You may remember this step from the initial set up of Pace, or perhaps you have added new Rate Plans recently and know that sometimes we will ask you to confirm the exact nature of the plan.
As Pace's automatic pricing algorithms are focussed on delivering up-to-date prices for your dynamically priced rate plans, we need to ensure that we classify the algorithm's inputs (i.e. your reservations and rates) to the level of detail the system can interpret.
We do this by segmenting your business into four main guest segments. And within those guest segments, you have the ability to specify which rate plans are actually dynamically priced or fixed. These are the options available:
The four segments
Any rate plan that is publicly available to "non-qualified" guests falls into this segment. These are typically all rate plans which you offer directly to guests (website, phone, email) or via OTAs such as Booking.com or Expedia. The important factor here is that these are available to anybody online and not a selected group of guests.
Any rate plan which is used for group business (either to track groups in the PMS or to price groups) falls into this segment. This is important for us to know as group rates are typically negotiated as well as for example, carrying the possibility of slightly higher cancellation potential and traditionally being booked further in advance.
Any commercial rate plan which is not available publicly and not used for groups, falls into this segment. We would call this guest segment also "qualified" as the guests are from a known commercial entity. Typically, this would be corporate contracts (even allotments) or exclusive access rates for membership programs like AAA.
Any internal rate plan which is not used to sell to guests should be classified as Miscellaneous. This typically includes staff rates or complementary rates.
Dynamic and Fixed for the Public & Contracted segment
Within the Public and Contracted segment, we have one additional layer that helps us understand if the rate plan is either dynamically priced or has a fixed price. This is important for us to know bookings on these rate plans have different information that impacts the price optimisation. For example, a booking on a dynamically priced rate plan gives us insight into how the rate is performing in the market. Whereas a booking on fixed rate plan only impacts the availability.
How to classify new Rate Plans
To ensure that Pace has a correct understanding of your reservation data, it is important that you always ensure that rate plans are classified correctly or at all. By default, all newly imported rate plans are marked as "Unclassified". You will have to manually update these rate plans in Pace. This can be found on the Rate Plans tab from the settings on the Actions Table.
How do these classifications impact the algorithm?
By differentiating reservations between these different classifications, Pace's algorithm can determine if a reservation should be treated as a price signal for the dynamic pricing or simply as a reduction of inventory impacting your availability for the dynamic guest segments. It also allows us to build more accurate forecasting models, as usually demand for these different Guest Segments differs.

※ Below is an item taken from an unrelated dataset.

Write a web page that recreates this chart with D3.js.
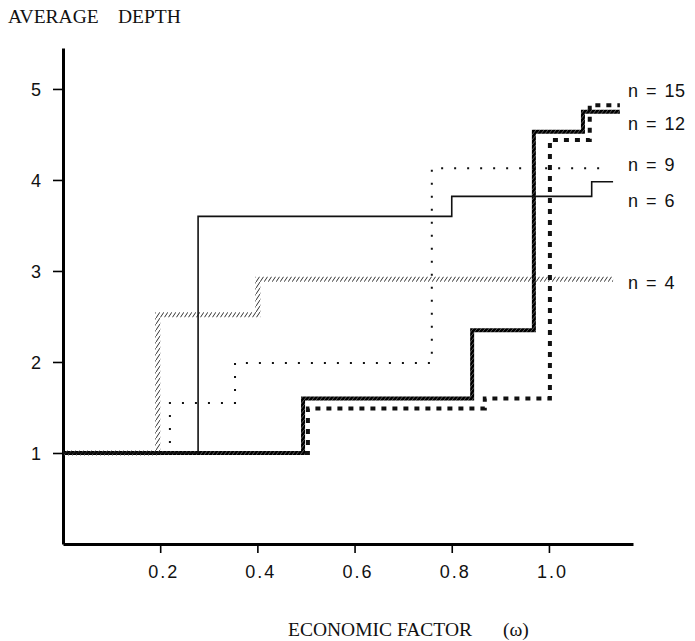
<!DOCTYPE html>
<html>
<head>
<meta charset="utf-8">
<script src="https://cdn.jsdelivr.net/npm/d3@7"></script>
<style>
  html, body { margin: 0; padding: 0; background: #fff; }
  svg { display: block; }
</style>
</head>
<body>
<script>
// ---- data ----
const seriesNames = ["n = 4", "n = 6", "n = 9", "n = 12", "n = 15"];
const xN4  = [0, 0.195, 0.401, 1.132];
const yN4  = [1, 2.52, 2.91, 2.91];
const xN6  = [0, 0.278, 0.80, 1.088, 1.132];
const yN6  = [1, 3.60, 3.82, 3.98, 3.98];
const xN9  = [0, 0.22, 0.354, 0.759, 1.121];
const yN9  = [1, 1.55, 1.99, 4.13, 4.13];
const xN12 = [0, 0.494, 0.842, 0.969, 1.07, 1.146];
const yN12 = [1, 1.60, 2.35, 4.53, 4.75, 4.75];
const xN15 = [0, 0.504, 0.868, 1.002, 1.084, 1.146];
const yN15 = [1, 1.49, 1.60, 4.44, 4.82, 4.82];
const xTicks = [0.2, 0.4, 0.6, 0.8, 1.0];
const yTicks = [1, 2, 3, 4, 5];
// label anchor value for each series label (y position in data units)
const labelY = [2.87, 3.77, 4.17, 4.62, 4.98];

const W = 695, H = 641;
const svg = d3.select("body").append("svg").attr("width", W).attr("height", H);

const x = d3.scaleLinear().domain([0, 1.173]).range([63, 633]);
const y = d3.scaleLinear().domain([0, 5.45]).range([544, 48]);

// patterns
const defs = svg.append("defs");
const hatchGray = defs.append("pattern").attr("id", "hatchGray")
  .attr("patternUnits", "userSpaceOnUse").attr("width", 4).attr("height", 6);
hatchGray.append("line").attr("x1", 0).attr("y1", 6).attr("x2", 4).attr("y2", 0)
  .attr("stroke", "#333").attr("stroke-width", 1);
const hatchDark = defs.append("pattern").attr("id", "hatchDark")
  .attr("patternUnits", "userSpaceOnUse").attr("width", 4).attr("height", 5);
hatchDark.append("rect").attr("width", 4).attr("height", 5).attr("fill", "#000");
hatchDark.append("line").attr("x1", 0).attr("y1", 5).attr("x2", 4).attr("y2", 0)
  .attr("stroke", "#fff").attr("stroke-width", 0.35);

// axes
const yAxis = d3.axisLeft(y).tickValues(yTicks).tickSize(10).tickSizeOuter(0)
  .tickFormat(d3.format("d")).tickPadding(12);
const xAxis = d3.axisBottom(x).tickValues(xTicks).tickSize(9).tickSizeOuter(0)
  .tickFormat(d3.format(".1f")).tickPadding(12);

const gy = svg.append("g").attr("transform", "translate(63,0)").call(yAxis);
const gx = svg.append("g").attr("transform", "translate(0,544)").call(xAxis);
[gx, gy].forEach(g => {
  g.select(".domain").attr("stroke", "#000").attr("stroke-width", 3);
  g.selectAll(".tick line").attr("stroke", "#000").attr("stroke-width", 1.6);
  g.selectAll(".tick text").attr("fill", "#111")
    .attr("font-family", "'Liberation Sans', Arial, sans-serif").attr("font-size", 18);
});
gx.selectAll(".tick text").attr("letter-spacing", "2px").attr("dx", 3);
gy.selectAll(".tick text").attr("dy", "0.35em");

// step lines
const line = d3.line().x(d => x(d[0])).y(d => y(d[1])).curve(d3.curveStepAfter);
const zip = (xs, ys) => xs.map((v, i) => [v, ys[i]]);

const series = [
  { name: "n = 4",  pts: zip(xN4, yN4),   stroke: "url(#hatchGray)", width: 5,   dash: null },
  { name: "n = 15", pts: zip(xN15, yN15), stroke: "#111",            width: 4,   dash: "5,6" },
  { name: "n = 12", pts: zip(xN12, yN12), stroke: "url(#hatchDark)", width: 4,   dash: null },
  { name: "n = 9",  pts: zip(xN9, yN9),   stroke: "#111",            width: 2,   dash: "2,11" },
  { name: "n = 6",  pts: zip(xN6, yN6),   stroke: "#111",            width: 1.6, dash: null }
];
svg.append("g").selectAll("path").data(series).join("path")
  .attr("d", d => line(d.pts))
  .attr("fill", "none")
  .attr("stroke", d => d.stroke)
  .attr("stroke-width", d => d.width)
  .attr("stroke-dasharray", d => d.dash)
  .attr("stroke-linejoin", "miter")
  .attr("stroke-linecap", "butt");

// series labels
svg.append("g").selectAll("text").data(seriesNames).join("text")
  .attr("x", 628)
  .attr("y", (d, i) => y(labelY[i]))
  .attr("dy", "0.35em")
  .attr("font-family", "'Liberation Sans', Arial, sans-serif")
  .attr("font-size", 18)
  .attr("letter-spacing", "0.5px")
  .attr("word-spacing", "2px")
  .attr("fill", "#111")
  .text(d => d);

// axis titles
const serif = "'Liberation Serif', 'Times New Roman', serif";
svg.append("text").attr("x", 8).attr("y", 23).attr("font-family", serif)
  .attr("font-size", 19.5).attr("fill", "#111").text("AVERAGE");
svg.append("text").attr("x", 118).attr("y", 23).attr("font-family", serif)
  .attr("font-size", 19.5).attr("fill", "#111").text("DEPTH");
svg.append("text").attr("x", 288).attr("y", 636).attr("font-family", serif)
  .attr("font-size", 19.5).attr("fill", "#111").text("ECONOMIC FACTOR");
svg.append("text").attr("x", 503).attr("y", 636).attr("font-family", serif)
  .attr("font-size", 19.5).attr("fill", "#111").text("(ω)");
</script>
</body>
</html>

Why don't we use the existing Segmentation from the PMS
Albeit, using segments would make the exercise of classifying reservations more simple (as there are typically fewer segments than rate plans), we opted for rate plans instead. This is mainly due to the reason that Segment classifications in the PMS can change over time and therefore have different meanings. As segments are typically identified through rate plans, we are therefore circumventing segments and going directly to the source. This allows us to ensure that we always have the full picture - not just moving forward, but also from your historical data.